I was going to show you those newly gocco printed tote bags, but light here has been terrible for taking nice pictures, so unfortunately that will have to wait... But it's okay, because I thought I'd share the process of the particular drawing that ended up as a gocco print. The images in this post show the progression towards the final (and accidental) print.
I've been wanting to do a 'character' print (instead of the floral or leafy things that I would normally gravitate towards) to challenge myself a bit and to try something new. But new can be (or atleast feel) difficult, hence the challenge.
It is so easy to do something that is familiar and "easy", switch on the autopilot so to speak. I don't often draw people or (cartoon) characters. I feel uncomfortable drawing humans because there is a certain expectation to make it look human. If that makes sense?

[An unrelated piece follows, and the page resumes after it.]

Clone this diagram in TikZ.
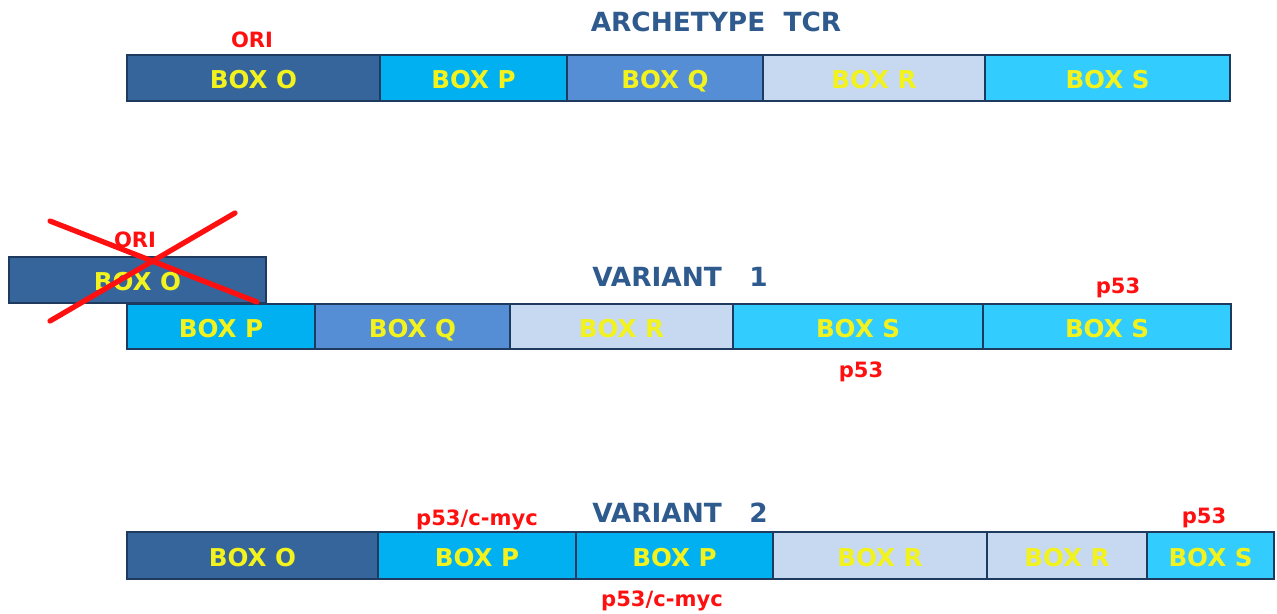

And so I often resort to drawing very simplified people, stick people, really, although maybe with a bit more flesh on them. But it feels like my lack of human skills (he he) holds me back from reaching A Result. Of course, it doesn't help when I don't know exactly what I'm looking for.
But I guess that's okay. I think sometimes not knowing can help you too, because then you are free to explore, to take whatever idea you stumble upon and run with it or discard it or just take a tiny detail from it.
At first, my doodles were going nowhere. Not very good. Not very happy with them. On the verge of throwing in the towel. But then it dawned on me that I did have have a basic idea. Because I had this vision of red print on fabric, I wanted to make a Red Ridinghood character. So I wrote down a 'check list' of things I associate with her.
And then I just got to work. Doodling, trying to incorporate those characteristics, but still nothing... Then, after looking at my inspiration board at a postcard I made a couple of years ago, I was inspired to go back to a previous page (the second from the top in this post) and take those 'ears' - not sure why, but that's Inspiration for ya!
And in this case I actually felt that... well, whatever it is. When things come together like they couldn't be any different. I was also struck by how much this felt like a Process. There may have been a few side steps, but there was definitely a Progression. But only because I kept at it.
And here she is. My Little Red Ridinghood. I am so pleased with her, so cute, exactly what I wanted, except I didn't know it. And even dearer to me because of the thoughts she inspired.
I think that in any creative undertaking it is important to remember that things aren't always easy. In fact, usually they are not easy, you have to go through 10, maybe 100 or 1,000 drawings (or whatever it is you make or do) to get to one that is good. To make sure I remember this for next time I feel stuck or unhappy with what I'm doing, I wrote this in my sketchbook next to miss Ridinghood: "You rarely get things right in the first shot."
And that's not a negative thing. It's just a fact. Like, most people have to practice a few times before they can drive a car, right? So it is important to keep at it, to work on your skills. Whether you (think you) have them or not. Everyone is creative, we just have to make sure we don't let ourselves get bogged down by not getting it right in the first attempt.